▶ Data section:

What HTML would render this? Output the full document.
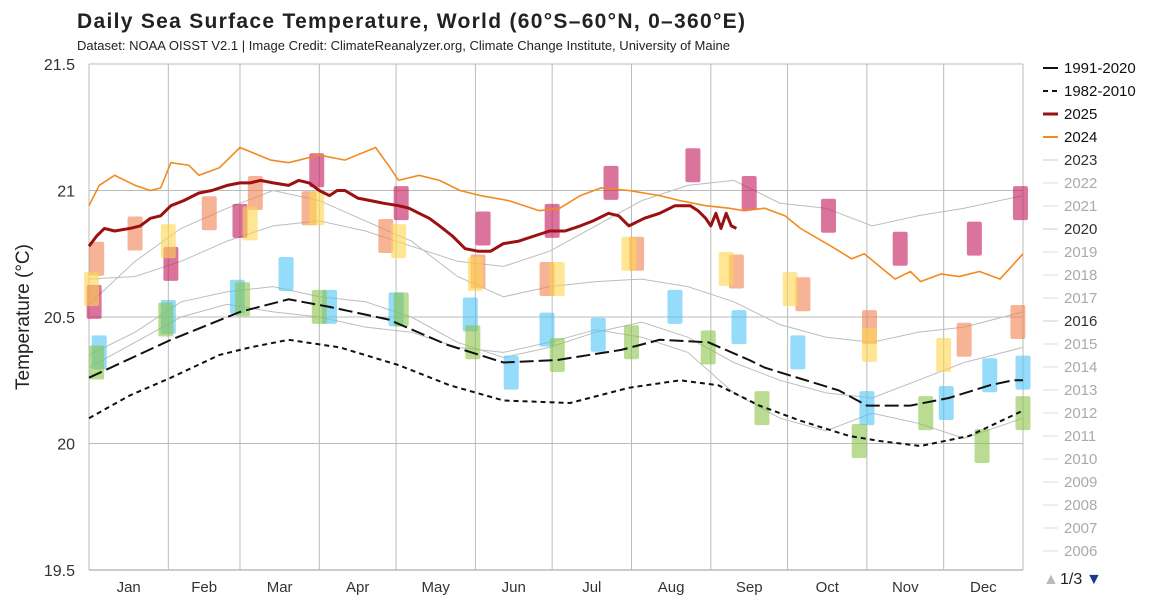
<!DOCTYPE html>
<html><head><meta charset="utf-8">
<style>
body{margin:0;background:#fff;font-family:"Liberation Sans",Arial,sans-serif;}
#wrap{position:relative;width:1150px;height:600px;overflow:hidden;}
</style></head>
<body>
<div id="wrap">
<svg id="chart" width="1150" height="600" xmlns="http://www.w3.org/2000/svg">
<text x="77" y="28" font-size="21" font-weight="bold" fill="#222" letter-spacing="1.3">Daily Sea Surface Temperature, World (60°S–60°N, 0–360°E)</text>
<text x="77" y="50" font-size="13" fill="#222" textLength="653">Dataset: NOAA OISST V2.1 | Image Credit: ClimateReanalyzer.org, Climate Change Institute, University of Maine</text>
<text transform="translate(29,317) rotate(-90)" text-anchor="middle" font-size="19" fill="#222">Temperature (°C)</text>
<g id="grid"></g><g id="gray"></g><g id="marks"></g><g id="lines"></g><g id="axes"></g><g id="legend"></g>
<text x="1043" y="584" font-size="16" fill="#bbb">▲</text>
<text x="1060" y="584" font-size="16" fill="#222">1/3</text>
<text x="1086" y="584" font-size="16" fill="#1a3a8a">▼</text>
</svg>
</div>
<script>
const yTicks=[19.5,20,20.5,21,21.5];
const months=["Jan","Feb","Mar","Apr","May","Jun","Jul","Aug","Sep","Oct","Nov","Dec"];
const monthDays=[31,28,31,30,31,30,31,31,30,31,30,31];
const base9120Days=[0,32,59,78,94,117,140,162,183,208,223,242,258,264,293,304,321,336,352,361,365];
const base9120=[20.26,20.41,20.52,20.57,20.54,20.49,20.39,20.32,20.33,20.37,20.41,20.40,20.33,20.3,20.21,20.15,20.15,20.18,20.23,20.25,20.25];
const base8210Days=[0,16,32,51,63,78,98,121,141,162,188,211,231,246,262,278,297,309,325,344,365];
const base8210=[20.10,20.19,20.26,20.35,20.38,20.41,20.38,20.31,20.23,20.17,20.16,20.22,20.25,20.23,20.15,20.09,20.03,20.01,19.99,20.03,20.13];
const y2025Days=[0,3,6,10,16,20,24,28,32,37,43,48,54,59,63,67,72,78,82,86,90,94,97,100,105,110,115,121,125,129,133,137,142,147,152,157,162,168,174,180,186,192,197,203,207,211,217,223,229,235,238,241,243,245,247,249,251,253];
const y2025=[20.78,20.82,20.85,20.84,20.85,20.86,20.89,20.90,20.94,20.96,20.99,21.0,21.02,21.03,21.03,21.04,21.03,21.02,21.04,21.03,21.0,20.98,21.0,21.0,20.97,20.96,20.95,20.94,20.93,20.91,20.89,20.86,20.82,20.77,20.76,20.76,20.79,20.80,20.82,20.84,20.84,20.86,20.88,20.91,20.90,20.86,20.89,20.91,20.94,20.94,20.92,20.89,20.86,20.91,20.85,20.91,20.86,20.85];
const y2024Days=[0,4,10,18,24,28,32,39,43,51,59,71,78,90,100,112,117,121,129,137,145,153,164,176,184,192,200,211,223,231,241,250,256,264,272,278,290,298,303,315,321,325,333,340,348,356,365];
const y2024=[20.94,21.02,21.06,21.02,21.0,21.01,21.11,21.10,21.06,21.09,21.17,21.12,21.11,21.14,21.12,21.17,21.10,21.04,21.06,21.04,21.0,20.98,20.96,20.92,20.93,20.98,21.01,21.0,20.98,20.96,20.94,20.93,20.92,20.93,20.90,20.85,20.78,20.73,20.75,20.65,20.68,20.64,20.67,20.66,20.68,20.65,20.75];
const grayDays=[0,18,36,54,72,90,108,126,144,162,180,198,216,234,252,270,288,306,324,342,365];
const gray2023=[20.65,20.66,20.72,20.80,20.86,20.88,20.84,20.78,20.72,20.70,20.76,20.86,20.96,21.02,21.04,20.95,20.93,20.86,20.90,20.93,20.98];
const gray2016=[20.55,20.72,20.85,20.93,21.0,20.96,20.88,20.80,20.66,20.58,20.62,20.64,20.65,20.62,20.56,20.47,20.42,20.40,20.44,20.46,20.52];
const gray2020=[20.35,20.44,20.56,20.60,20.62,20.58,20.56,20.50,20.40,20.34,20.38,20.44,20.48,20.42,20.32,20.25,20.20,20.18,20.25,20.32,20.38];
const gray2019=[20.30,20.40,20.50,20.55,20.52,20.50,20.46,20.44,20.38,20.36,20.40,20.45,20.42,20.36,20.20,20.10,20.05,20.12,20.08,20.02,20.10];
const markDays=[2,32,59,89,122,154,181,204,236,258,289,317,346,364, 3,18,47,65,86,116,152,179,214,253,279,305,342,363, 1,31,63,89,121,151,183,211,249,274,305,334, 4,31,58,77,94,120,149,165,179,199,229,254,277,304,335,352,365, 3,30,60,90,122,150,183,212,242,263,301,327,349,366];
const markTemps=[20.56,20.71,20.88,21.08,20.95,20.85,20.88,21.03,21.10,20.99,20.90,20.77,20.81,20.95, 20.73,20.83,20.91,20.99,20.93,20.82,20.68,20.65,20.75,20.68,20.59,20.46,20.41,20.48, 20.61,20.80,20.87,20.93,20.80,20.67,20.65,20.75,20.69,20.61,20.39,20.35, 20.36,20.50,20.58,20.67,20.54,20.53,20.51,20.28,20.45,20.43,20.54,20.46,20.36,20.14,20.16,20.27,20.28, 20.32,20.49,20.57,20.54,20.53,20.40,20.35,20.40,20.38,20.14,20.01,20.12,19.99,20.12];
const markYears=["2023","2023","2023","2023","2023","2023","2023","2023","2023","2023","2023","2023","2023","2023","2018","2018","2018","2018","2018","2018","2018","2018","2018","2018","2018","2018","2018","2018","2017","2017","2017","2017","2017","2017","2017","2017","2017","2017","2017","2017","2015","2015","2015","2015","2015","2015","2015","2015","2015","2015","2015","2015","2015","2015","2015","2015","2015","2012","2012","2012","2012","2012","2012","2012","2012","2012","2012","2012","2012","2012","2012"];
const legendLabels=["1991-2020","1982-2010","2025","2024","2023","2022","2021","2020","2019","2018","2017","2016","2015","2014","2013","2012","2011","2010","2009","2008","2007","2006"];

const NS="http://www.w3.org/2000/svg";
const X0=89,X1=1023,Y0=64,Y1=570;
const xs=d=>X0+(Math.min(d,365)/365)*(X1-X0);
const ys=v=>Y0+(21.5-v)/2*(Y1-Y0);
function mk(tag,parent,attrs){const e=document.createElementNS(NS,tag);for(const k in attrs)e.setAttribute(k,attrs[k]);document.getElementById(parent).appendChild(e);return e;}
yTicks.forEach(t=>{
 const l=mk('line','grid',{x1:X0,x2:X1,y1:ys(t),y2:ys(t),stroke:t===19.5?'#999':'#bbb','stroke-width':1});
 
 
 const tx=mk('text','axes',{x:75,y:ys(t)+6,'text-anchor':'end','font-size':16,fill:'#333'});
 tx.textContent=String(t);
 
 
});
let cum=0;
const lx=mk('line','grid',{x1:X0,x2:X0,y1:Y0,y2:Y1,stroke:'#bbb'});


months.forEach((m,i)=>{
 const s=cum;cum+=monthDays[i];
 const l=mk('line','grid',{x1:xs(cum),x2:xs(cum),y1:Y0,y2:Y1,stroke:'#bbb'});
 
 
 const t=mk('text','axes',{x:(xs(s)+xs(cum))/2,y:592,'text-anchor':'middle','font-size':15,fill:'#333'});
 t.textContent=m;
 
 
});
function path(days,vals){return days.map((d,i)=>(i?'L':'M')+xs(d).toFixed(1)+' '+ys(vals[i]).toFixed(1)).join(' ');}
[gray2023,gray2016,gray2020,gray2019].forEach(v=>{
 const p=mk('path','gray',{d:path(grayDays,v),fill:'none',stroke:'#bdbdbd','stroke-width':1});
 
 
});
const colors={"2023":"#c2185b","2018":"#f08050","2017":"#ffd54f","2015":"#4fc3f7","2012":"#8bc34a"};
markDays.forEach((d,i)=>{
 const r=mk('rect','marks',{x:xs(d)-7.5,y:ys(markTemps[i])-17,width:15,height:34,rx:2,fill:colors[markYears[i]]||"#8bc34a",opacity:0.6});
 
 
});
const s1=mk('path','lines',{d:path(base8210Days,base8210),fill:'none',stroke:'#111','stroke-width':2,'stroke-dasharray':'5 4'});


const s2=mk('path','lines',{d:path(base9120Days,base9120),fill:'none',stroke:'#111','stroke-width':2,'stroke-dasharray':'14 5'});


const s3=mk('path','lines',{d:path(y2024Days,y2024),fill:'none',stroke:'#f28a1e','stroke-width':1.6});


const s4=mk('path','lines',{d:path(y2025Days,y2025),fill:'none',stroke:'#9b1010','stroke-width':3,'stroke-linejoin':'round'});


const lstyle={"1991-2020":["#111",2,"",'#111'],"1982-2010":["#111",2,"5 4",'#111'],"2025":["#9b1010",3,"",'#111'],"2024":["#f28a1e",2,"",'#111'],"2023":["#ccc",1,"",'#333'],"2020":["#ccc",1,"",'#333'],"2016":["#ccc",1,"",'#333']};
legendLabels.forEach((lab,i)=>{
 const y=68+i*23;const st=lstyle[lab]||["#ddd",1,"",'#aaa'];
 const l=mk('line','legend',{x1:1043,x2:1058,y1:y,y2:y,stroke:st[0],'stroke-width':st[1],'stroke-dasharray':st[2]});
 
 
 const t=mk('text','legend',{x:1064,y:y+5,'font-size':15,fill:st[3]});
 t.textContent=lab;
 
 
});
</script>
</body></html>
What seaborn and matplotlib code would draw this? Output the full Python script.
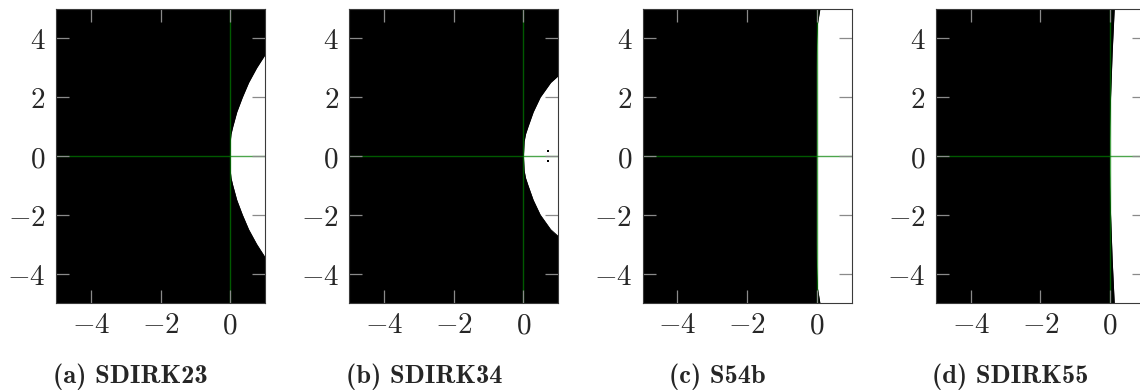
import numpy as np
import pandas as pd
import matplotlib
matplotlib.use("Agg")
import matplotlib.pyplot as plt
import seaborn as sns

# Stability regions of four implicit Runge-Kutta schemes in the complex plane.
# Black: |R(z)| <= 1 (stable); white: unstable. Edge given as Re(z) per Im(z).
im_levels = [-5, -4.5, -4, -3.5, -3, -2.5, -2, -1.5, -1, -0.75, -0.5, 0,
             0.5, 0.75, 1, 1.5, 2, 2.5, 3, 3.5, 4, 4.5, 5]

sdirk23_edge = [1.9, 1.6, 1.3, 1.03, 0.76, 0.53, 0.35, 0.19, 0.075, 0.025, 0.004, 0.0,
                0.004, 0.025, 0.075, 0.19, 0.35, 0.53, 0.76, 1.03, 1.3, 1.6, 1.9]
sdirk34_edge = [3.0, 2.6, 2.2, 1.8, 1.25, 0.78, 0.48, 0.28, 0.13, 0.06, 0.02, 0.0,
                0.02, 0.06, 0.13, 0.28, 0.48, 0.78, 1.25, 1.8, 2.2, 2.6, 3.0]
s54b_edge = [0.09, 0.02, 0.0, -0.012, -0.015, -0.015, -0.015, -0.015, -0.015, -0.015, -0.015, -0.015,
             -0.015, -0.015, -0.015, -0.015, -0.015, -0.015, -0.015, -0.012, 0.0, 0.02, 0.09]
sdirk55_edge = [0.12, 0.10, 0.08, 0.06, 0.045, 0.03, 0.015, 0.0, -0.01, -0.012, -0.015, -0.015,
                -0.015, -0.012, -0.01, 0.0, 0.015, 0.03, 0.045, 0.06, 0.08, 0.10, 0.12]

# isolated stable points inside the unstable lobe of SDIRK34
sdirk34_dots_re = [0.71, 0.71]
sdirk34_dots_im = [0.18, -0.18]

captions = ["(a) SDIRK23", "(b) SDIRK34", "(c) S54b", "(d) SDIRK55"]
edges = [sdirk23_edge, sdirk34_edge, s54b_edge, sdirk55_edge]

x_ticks = [-4, -2, 0]
x_tick_labels = [r"$-4$", r"$-2$", r"$0$"]
y_ticks = [-4, -2, 0, 2, 4]
y_tick_labels = [r"$-4$", r"$-2$", r"$0$", r"$2$", r"$4$"]

sns.set_theme(style="white")
plt.rcParams["mathtext.fontset"] = "cm"
plt.rcParams["font.family"] = ["DejaVu Serif"]

W, H = 1140, 392
fig = plt.figure(figsize=(W / 100, H / 100), dpi=100)
fig.patch.set_facecolor("white")

ax_w, ax_h = 209, 294
ax_bottom = 89
step = 293.3

for i, (cap, edge) in enumerate(zip(captions, edges)):
    left = 56 + i * step
    ax = fig.add_axes([left / W, ax_bottom / H, ax_w / W, ax_h / H])
    ax.set_facecolor("white")
    df = pd.DataFrame({"im": im_levels, "re": edge})

    ax.fill_betweenx(df["im"], -6, df["re"], color="black", lw=0, zorder=1)
    sns.lineplot(data=df, x="re", y="im", sort=False, orient="y",
                 color="black", lw=0.6, ax=ax, zorder=1.2)
    if i == 1:
        sns.scatterplot(x=sdirk34_dots_re, y=sdirk34_dots_im, ax=ax,
                        color="black", s=2, marker="s", linewidth=0, zorder=1.3)

    ax.axhline(0, color="green", alpha=0.7, lw=1.0, zorder=2)
    ax.axvline(0, color="green", alpha=0.7, lw=1.0, zorder=2)

    ax.set_xlim(-5, 1)
    ax.set_ylim(-5, 5)
    ax.set_xlabel("")
    ax.set_ylabel("")
    ax.set_xticks(x_ticks)
    ax.set_xticklabels(x_tick_labels)
    ax.set_yticks(y_ticks)
    ax.set_yticklabels(y_tick_labels)
    ax.set_axisbelow(False)
    ax.tick_params(axis="both", which="both", direction="in", length=9.5,
                   width=0.9, color="#8a8a8a", top=True, right=True,
                   bottom=True, left=True, labelsize=21)
    ax.tick_params(axis="x", pad=6)
    ax.tick_params(axis="y", pad=7.5)
    for sp in ax.spines.values():
        sp.set_color("#3a3a3a")
        sp.set_linewidth(0.8)
        sp.set_zorder(3)

    cx = (left + ax_w / 2 - 30) / W
    fig.text(cx, 0.022, cap, family="cmb10",
             ha="center", va="baseline", fontsize=19)

fig.savefig("out.png", dpi=100, facecolor="white")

▶ Request: Copy the lines above exactly, starting at the one with "What seaborn and" and ending at the one with "0.5, 0.75, 1, 1.5, 2, 2.5, 3, 3.5, 4, 4.5, 5]", both included. Leave out any pictures and add nothing else.

▶ Completed task:
What seaborn and matplotlib code would draw this? Output the full Python script.
import numpy as np
import pandas as pd
import matplotlib
matplotlib.use("Agg")
import matplotlib.pyplot as plt
import seaborn as sns

# Stability regions of four implicit Runge-Kutta schemes in the complex plane.
# Black: |R(z)| <= 1 (stable); white: unstable. Edge given as Re(z) per Im(z).
im_levels = [-5, -4.5, -4, -3.5, -3, -2.5, -2, -1.5, -1, -0.75, -0.5, 0,
             0.5, 0.75, 1, 1.5, 2, 2.5, 3, 3.5, 4, 4.5, 5]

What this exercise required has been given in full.